Ryan Shust has been with Versatile and its myriad owners for 30 years. He is the new manager of technical publications. His division will generate the printed support materials for the tractors. He calls the new owners a “breath of fresh air.”
“It is a amazing the difference they’ve made in one year. Instead of working day by day, we now come to work with confidence in the future,” Shust says. “This is like the old Versatile.”
Versatile president Dmitry Lyubimov, a 34-year-old Russian with an MBA, says in the past few years, the company has made money on cost cutting. “Now, we want to make money through growth of the business.”
Rebranding is step one. Step two is to get the 200 or so dealers from across North America pumped up again. The brand relaunch coincided with the “first annual” Versatile dealers meeting to talk about the sales strategy, describe the latest features on the tractors, and introduce the new financing option available to Versatile customers.
Versatile also has a dedicated parts manager for the first time, and promises to deliver parts anywhere in North America within 24 hours. The company also has a service manager. “We’ve always had service people,” says director of sales, Eric Allison. “But this is the first time we’ve had a service manager.”

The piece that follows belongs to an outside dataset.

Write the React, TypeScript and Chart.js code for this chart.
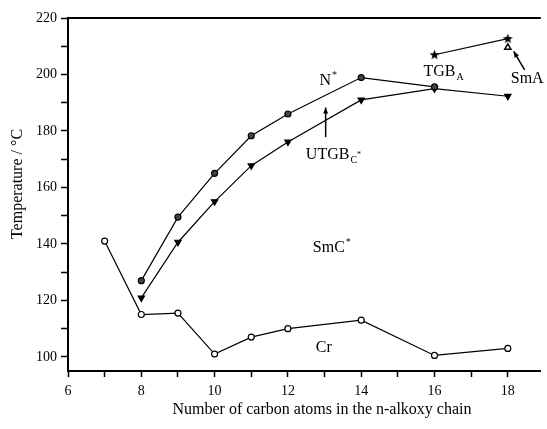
import { useEffect, useRef } from "react";
import { Chart, registerables } from "chart.js";

Chart.register(...registerables);

// ---- data ----
const crX = [7, 8, 9, 10, 11, 12, 14, 16, 18];
const crY = [141, 115, 115.5, 101, 107, 110, 113, 100.5, 103];
const nX = [8, 9, 10, 11, 12, 14, 16];
const nY = [127, 149.5, 165, 178.3, 186, 198.9, 195.6];
const utX = [8, 9, 10, 11, 12, 14, 16, 18];
const utY = [120.9, 140.6, 155, 167.7, 176.1, 191, 195, 192.3];
const tgbX = [16, 18];
const tgbY = [207, 212.7];
const smaX = [18];
const smaY = [209.6];

const xTickValues = [6, 7, 8, 9, 10, 11, 12, 13, 14, 15, 16, 17, 18];
const xTickLabels = [6, 8, 10, 12, 14, 16, 18];
const yTickValues = [100, 110, 120, 130, 140, 150, 160, 170, 180, 190, 200, 210, 220];
const yTickLabels = [100, 120, 140, 160, 180, 200, 220];

const xTitle = "Number of carbon atoms in the n-alkoxy chain";
const yTitle = "Temperature / \u00B0C";

// phase labels: anchor (left, baseline) in data units
const phaseText = ["N", "UTGB", "TGB", "SmA", "SmC", "Cr"];
const phaseSub = ["", "C", "A", "", "", ""];
const phaseSubSup = ["", "*", "", "", "", ""];
const phaseSup = ["*", "", "", "", "*", ""];
const phaseX = [12.86, 12.49, 15.7, 18.08, 12.68, 12.76];
const phaseY = [196.3, 170.1, 199.4, 196.9, 137.2, 101.6];

// arrows: from -> to (data units)
const arrowFromX = [13.03, 18.46];
const arrowFromY = [177.8, 201.6];
const arrowToX = [13.03, 18.16];
const arrowToY = [188.3, 208.2];

const FONT = "'Liberation Serif', 'Times New Roman', serif";

function toPts(xs: number[], ys: number[]) {
  return xs.map((x, i) => ({ x, y: ys[i] }));
}

function makeStar(): HTMLCanvasElement {
  const c = document.createElement("canvas");
  c.width = 11;
  c.height = 11;
  const ctx = c.getContext("2d")!;
  ctx.fillStyle = "#000";
  ctx.beginPath();
  const cx = 5.5, cy = 5.8, R = 5.3, r = 2.2;
  for (let i = 0; i < 10; i++) {
    const a = -Math.PI / 2 + (i * Math.PI) / 5;
    const rad = i % 2 === 0 ? R : r;
    const px = cx + rad * Math.cos(a);
    const py = cy + rad * Math.sin(a);
    if (i === 0) ctx.moveTo(px, py);
    else ctx.lineTo(px, py);
  }
  ctx.closePath();
  ctx.fill();
  return c;
}

const decorPlugin = {
  id: "decor",
  afterDatasetsDraw(chart: any) {
    const { ctx, chartArea, scales } = chart;
    const xs = scales.x, ys = scales.y;
    ctx.save();
    // top frame line
    ctx.strokeStyle = "#000";
    ctx.lineWidth = 2;
    ctx.beginPath();
    ctx.moveTo(chartArea.left, chartArea.top);
    ctx.lineTo(chartArea.right, chartArea.top);
    ctx.stroke();

    // arrows
    ctx.lineWidth = 1.5;
    for (let i = 0; i < arrowFromX.length; i++) {
      const x1 = xs.getPixelForValue(arrowFromX[i]);
      const y1 = ys.getPixelForValue(arrowFromY[i]);
      const x2 = xs.getPixelForValue(arrowToX[i]);
      const y2 = ys.getPixelForValue(arrowToY[i]);
      ctx.beginPath();
      ctx.moveTo(x1, y1);
      ctx.lineTo(x2, y2);
      ctx.stroke();
      const ang = Math.atan2(y2 - y1, x2 - x1);
      const L = 6, W = 2.5;
      ctx.beginPath();
      ctx.moveTo(x2, y2);
      ctx.lineTo(x2 - L * Math.cos(ang) + W * Math.sin(ang), y2 - L * Math.sin(ang) - W * Math.cos(ang));
      ctx.lineTo(x2 - L * Math.cos(ang) - W * Math.sin(ang), y2 - L * Math.sin(ang) + W * Math.cos(ang));
      ctx.closePath();
      ctx.fillStyle = "#000";
      ctx.fill();
    }

    // phase labels
    ctx.fillStyle = "#000";
    ctx.textBaseline = "alphabetic";
    ctx.textAlign = "left";
    for (let i = 0; i < phaseText.length; i++) {
      let px = xs.getPixelForValue(phaseX[i]);
      const py = ys.getPixelForValue(phaseY[i]);
      ctx.font = `16px ${FONT}`;
      ctx.fillText(phaseText[i], px, py);
      px += ctx.measureText(phaseText[i]).width;
      if (phaseSup[i]) {
        ctx.font = `10px ${FONT}`;
        ctx.fillText(phaseSup[i], px + 1, py - 7);
      }
      if (phaseSub[i]) {
        ctx.font = `10px ${FONT}`;
        ctx.fillText(phaseSub[i], px + 1, py + 4);
        const w = ctx.measureText(phaseSub[i]).width;
        if (phaseSubSup[i]) {
          ctx.font = `8px ${FONT}`;
          ctx.fillText(phaseSubSup[i], px + 1 + w, py - 2);
        }
      }
    }

    // axis titles
    ctx.font = `16px ${FONT}`;
    ctx.textAlign = "center";
    ctx.textBaseline = "middle";
    ctx.fillText(xTitle, chartArea.left + 254, chartArea.bottom + 39);
    ctx.translate(18, chartArea.top + 166);
    ctx.rotate(-Math.PI / 2);
    ctx.fillText(yTitle, 0, 0);
    ctx.restore();
  },
};

export default function App() {
  const ref = useRef<HTMLCanvasElement | null>(null);

  useEffect(() => {
    if (!ref.current) return;
    const star = makeStar();
    const line = {
      showLine: true,
      borderColor: "#000",
      borderWidth: 1.2,
      pointBorderColor: "#000",
      pointBorderWidth: 1.2,
    };
    const chart = new Chart(ref.current, {
      type: "scatter",
      data: {
        datasets: [
          {
            ...line,
            label: "Cr",
            data: toPts(crX, crY),
            pointStyle: "circle",
            pointRadius: 3,
            pointBackgroundColor: "#fff",
          },
          {
            ...line,
            label: "N*",
            data: toPts(nX, nY),
            pointStyle: "circle",
            pointRadius: 3,
            pointBackgroundColor: "#444",
          },
          {
            ...line,
            label: "UTGB",
            data: toPts(utX, utY),
            pointStyle: "triangle",
            rotation: 180,
            pointRadius: 3.6,
            pointBackgroundColor: "#000",
          },
          {
            ...line,
            label: "TGBA",
            data: toPts(tgbX, tgbY),
            pointStyle: star,
            pointRadius: 5,
          },
          {
            label: "SmA",
            data: toPts(smaX, smaY),
            showLine: false,
            pointStyle: "triangle",
            pointRadius: 3.6,
            pointBorderColor: "#000",
            pointBorderWidth: 1.5,
            pointBackgroundColor: "#fff",
          },
        ],
      },
      options: {
        responsive: false,
        animation: false,
        layout: { padding: { top: 18, right: 1, left: 0, bottom: 0 } },
        plugins: {
          legend: { display: false },
          tooltip: { enabled: false },
        },
        scales: {
          x: {
            type: "linear",
            min: 6,
            max: 18.9,
            afterBuildTicks: (s: any) => {
              s.ticks = xTickValues.map((v) => ({ value: v }));
            },
            afterFit: (s: any) => {
              s.height = 58;
            },
            ticks: {
              autoSkip: false,
              maxRotation: 0,
              padding: 6,
              color: "#000",
              font: { family: FONT, size: 14 },
              callback: (v: any) => (xTickLabels.includes(Number(v)) ? String(v) : ""),
            },
            grid: {
              drawOnChartArea: false,
              drawTicks: true,
              tickLength: 6,
              tickWidth: 1.5,
              tickColor: "#000",
            },
            border: { display: true, color: "#000", width: 2 },
            title: { display: false, text: xTitle },
          },
          y: {
            type: "linear",
            min: 95,
            max: 220,
            afterBuildTicks: (s: any) => {
              s.ticks = yTickValues.map((v) => ({ value: v }));
            },
            afterFit: (s: any) => {
              s.width = 68;
            },
            ticks: {
              autoSkip: false,
              padding: 4,
              color: "#000",
              font: { family: FONT, size: 14 },
              callback: (v: any) => (yTickLabels.includes(Number(v)) ? String(v) : ""),
            },
            grid: {
              drawOnChartArea: false,
              drawTicks: true,
              tickLength: 7,
              tickWidth: 1.5,
              tickColor: "#000",
            },
            border: { display: true, color: "#000", width: 2 },
            title: { display: false, text: yTitle },
          },
        },
      },
      plugins: [decorPlugin],
    } as any);
    return () => chart.destroy();
  }, []);

  return (
    <div style={{ position: "absolute", left: 0, top: 0, width: 547, height: 429, background: "#fff" }}>
      <canvas ref={ref} width={547} height={429} style={{ width: 547, height: 429, display: "block" }} />
    </div>
  );
}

No doubt Lyubimov and his team have a five-year plan, but they aren’t sharing it at this time. If I were to guess, it probably includes a launch of the Rostselmash combine in North America. You’ve probably seen a Don combine somewhere in the Prairies. That’s a Rostselmash machine. In 2000, the company went from a government-owned entity to a private company. It now has 60 per cent market share in the Former Soviet Union combine market. It sold 6,300 combines last year. The combines are smallish — class 4 and 5 — but I’m sure the company has plans to build something bigger. Meanwhile, Rostselmash will gain a lot more experience through its Versatile relaunch into how to sell a product successfully in North America.
Rostselmash will be challenged to change North American impressions of Russian-made farm equipment. But its instincts about the Versatile brand suggest they are at least listening to what the marketplace tells them.